Upon arrival in Rojava, Campbell completed the YPJ’s mandatory month-long military training course, in which new recruits learn basic Kurdish, weaponry and battlefield tactics on top of a crash course in the egalitarian and feminist ideology of the YPG/J, and was assigned to an infantry division, comprising a mix of Kurdish and international fighters. There she was given the nom-de-guerre Helîn Qerecox and sent to the front.

YPJ sources said she spent her first months in the country fighting in Deir ez-Zor, Isis’s last major stronghold and scene of the jihadist group’s bitter last stand. But with Isis now on the brink of defeat, foreign fighters within Kurdish ranks have faced a choice: return home or remain in Syria to help the YPG repel Turkey’s attack.

“After the initial attacks on Afrin, comrade Helîn insisted on joining the operation to defend Afrin,” said Abdullah. “Before leaving, she had already received her military training, and, although we wanted to protect her and did not agree with her decision … she incessantly insisted on her wish to leave for Afrin. She even gave us a condition: ‘Either I will go home and abandon the life as a revolutionary or you send me to Afrin. But I would never leave the revolution, so I will go to Afrin’.”

She added: “For us, as the YPJ, comrade Helîn will always be a symbol as a pioneering internationalist woman.
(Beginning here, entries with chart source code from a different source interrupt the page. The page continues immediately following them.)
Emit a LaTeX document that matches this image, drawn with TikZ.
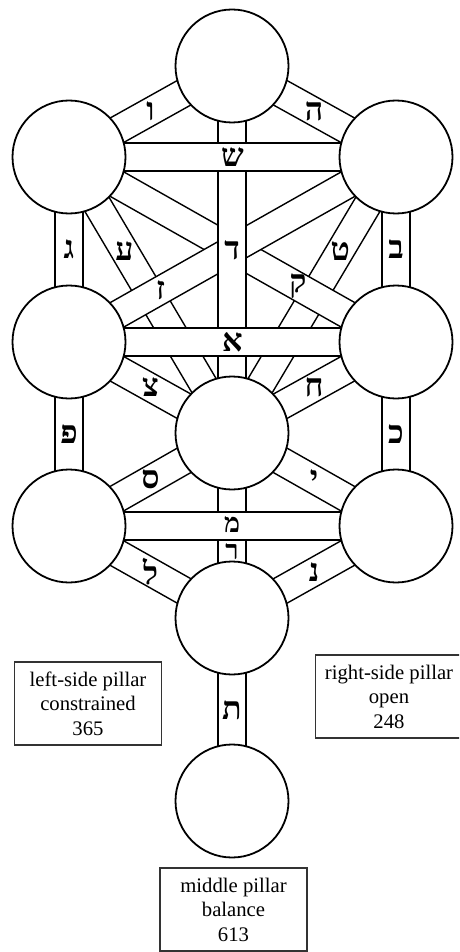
\documentclass[tikz,border=0pt]{standalone}
\usepackage{fontspec}
\setmainfont{Liberation Serif}
\newfontfamily\hebfont[Script=Hebrew]{Liberation Serif}
\usetikzlibrary{calc}
\pgfdeclarelayer{bg}
\pgfsetlayers{bg,main}
\tikzset{
  sefira/.style={circle, draw, line width=1.8pt, fill=white, minimum size=113pt, inner sep=0pt},
  bandline/.style={draw, fill=white, line width=1.4pt, line join=miter},
  heb/.style={font=\hebfont\bfseries\fontsize{32}{32}\selectfont, inner sep=0pt},
  hebsmall/.style={font=\hebfont\bfseries\fontsize{27}{27}\selectfont, inner sep=0pt},
  infobox/.style={draw=black!80, line width=1.1pt, minimum width=147pt, minimum height=83pt, align=center, font=\fontsize{20.7}{24.5}\selectfont, inner sep=0pt},
}
\newcommand{\pathband}[2]{%
  \filldraw[bandline] ($(#1.center)!14pt!90:(#2.center)$) -- ($(#2.center)!14pt!-90:(#1.center)$) -- ($(#2.center)!14pt!90:(#1.center)$) -- ($(#1.center)!14pt!-90:(#2.center)$) -- cycle;}
\begin{document}
\begin{tikzpicture}[x=1pt,y=-1pt]
\useasboundingbox (0,0) rectangle (459,952);
\clip (0,0) rectangle (459,952);
% sefirot
\node[sefira] (k)  at (232,66)  {};
\node[sefira] (b)  at (69,157)  {};
\node[sefira] (c)  at (396,157) {};
\node[sefira] (g)  at (69,342)  {};
\node[sefira] (ch) at (396,342) {};
\node[sefira] (t)  at (232,433) {};
\node[sefira] (h)  at (69,526)  {};
\node[sefira] (n)  at (396,526) {};
\node[sefira] (y)  at (232,618) {};
\node[sefira] (m)  at (232,801) {};
% paths
\begin{pgfonlayer}{bg}
  \pathband{k}{b}
  \pathband{k}{c}
  \pathband{b}{g}
  \pathband{c}{ch}
  \pathband{b}{t}
  \pathband{c}{t}
  \pathband{g}{t}
  \pathband{ch}{t}
  \pathband{g}{h}
  \pathband{ch}{n}
  \pathband{t}{h}
  \pathband{t}{n}
  \pathband{h}{y}
  \pathband{n}{y}
  \pathband{y}{m}
  \pathband{t}{y}
  \pathband{b}{ch}
  \pathband{c}{g}
  \pathband{k}{t}
  \pathband{b}{c}
  \pathband{g}{ch}
  \pathband{h}{n}
\end{pgfonlayer}
% letters
\node[heb] (lvav)   at ($(k)!0.5!(b)$)   {ו};
\node[heb] (lhe)    at ($(k)!0.5!(c)$)   {ה};
\node[heb] (lshin)  at ($(b)!0.5!(c)$)   {ש};
\node[heb] (ldalet) at (232,250)         {ד};
\node[heb] (lgimel) at ($(b)!0.5!(g)$)   {ג};
\node[heb] (lbet)   at ($(c)!0.5!(ch)$)  {ב};
\node[heb] (layin)  at ($(b)!0.34!(t)$)  {ע};
\node[heb] (ltet)   at ($(c)!0.34!(t)$)  {ט};
\node[heb] (lzayin) at ($(g)!0.28!(c)$)  {ז};
\node[heb] (lqof)   at ($(b)!0.70!(ch)$) {ק};
\node[heb] (lalef)  at ($(g)!0.5!(ch)$)  {א};
\node[heb] (ltsadi) at ($(g)!0.5!(t)$)   {צ};
\node[heb] (lchet)  at ($(ch)!0.5!(t)$)  {ח};
\node[heb] (lpe)    at ($(g)!0.5!(h)$)   {פ};
\node[heb] (lkaf)   at ($(ch)!0.5!(n)$)  {כ};
\node[heb] (lsamekh) at ($(t)!0.5!(h)$)  {ס};
\node[heb] (lyod)   at ($(t)!0.5!(n)$)   {י};
\node[hebsmall] (lmem)   at (232,525)    {מ};
\node[hebsmall] (lresh)  at (232,552)    {ר};
\node[heb] (llamed) at ($(h)!0.5!(y)$)   {ל};
\node[heb] (lnun)   at ($(n)!0.5!(y)$)   {נ};
\node[heb] (ltav)   at (232,710)         {ת};
% boxes
\node[infobox] (leftbox)  at (88,703.5)   {left-side pillar\\constrained\\365};
\node[infobox] (rightbox) at (389,696.5)  {right-side pillar\\open\\248};
\node[infobox] (midbox)   at (233.5,909.5) {middle pillar\\balance\\613};
\end{tikzpicture}
\end{document}
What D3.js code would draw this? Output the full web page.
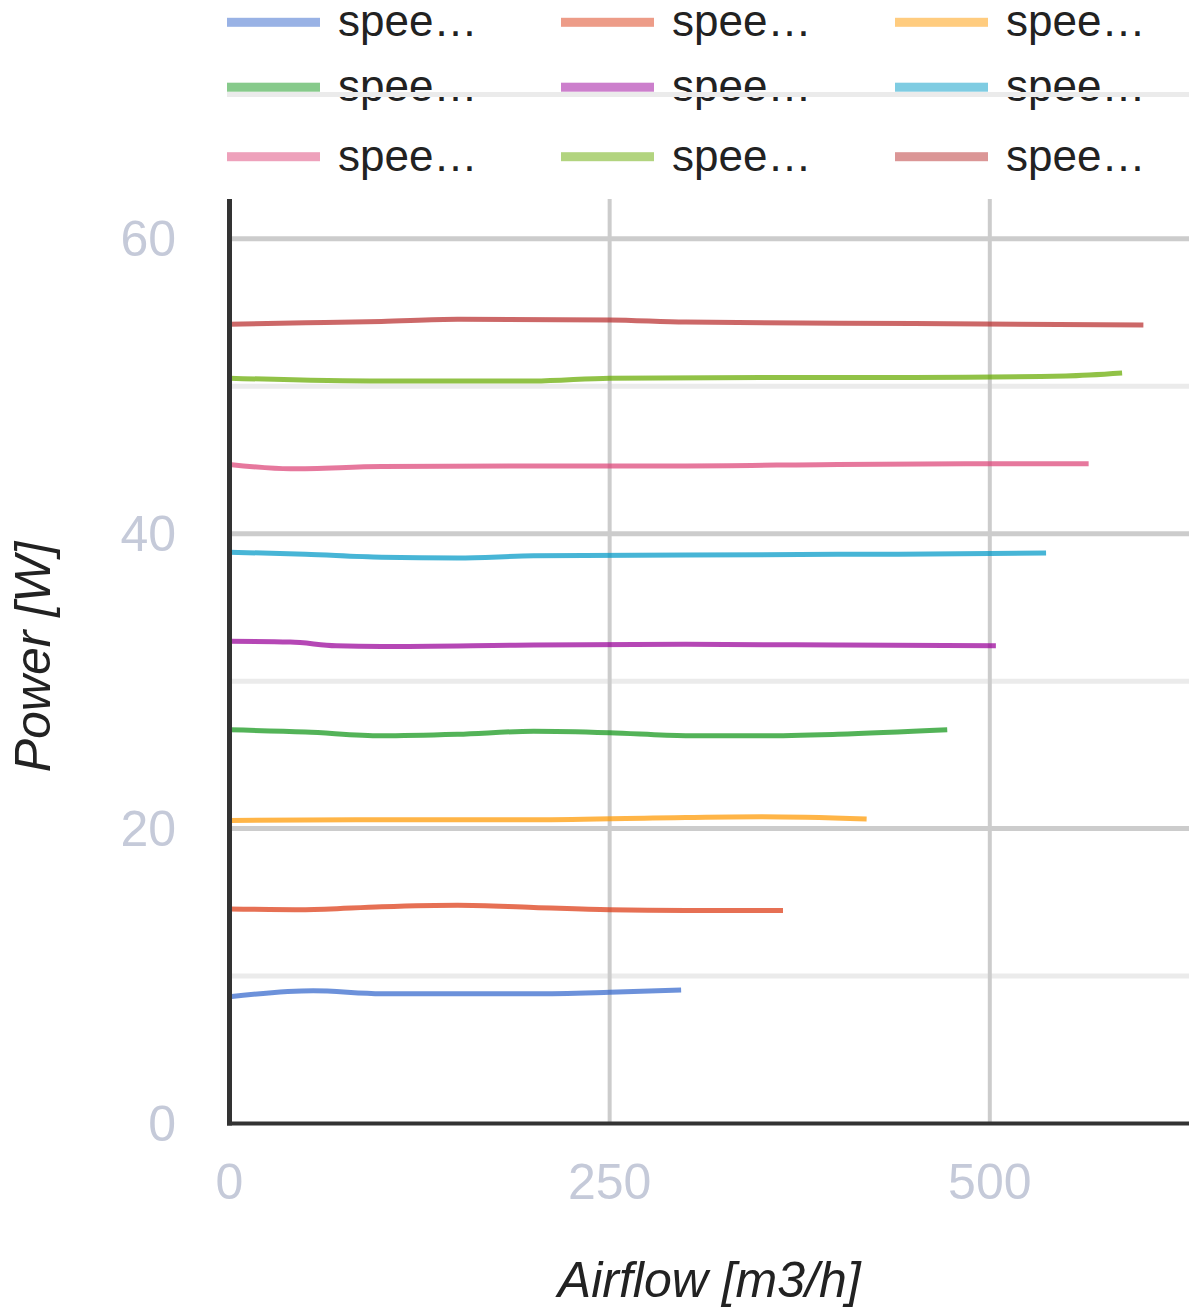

We will live up to her hope and beliefs. We will forever pursue her aim to struggle for women, for oppressed communities.”

Mark Campbell, activist and co-chair of the Kurdistan Solidarity Campaign, added: “Anna, by all accounts, was taken deep into the heart of the Kurdish people as she stood side by side with them in their darkest hour. Our thoughts and condolences are with Anna’s family and friends as this time.”

Campbell is believed to be the eighth British citizen killed while serving with Kurdish forces in Syria.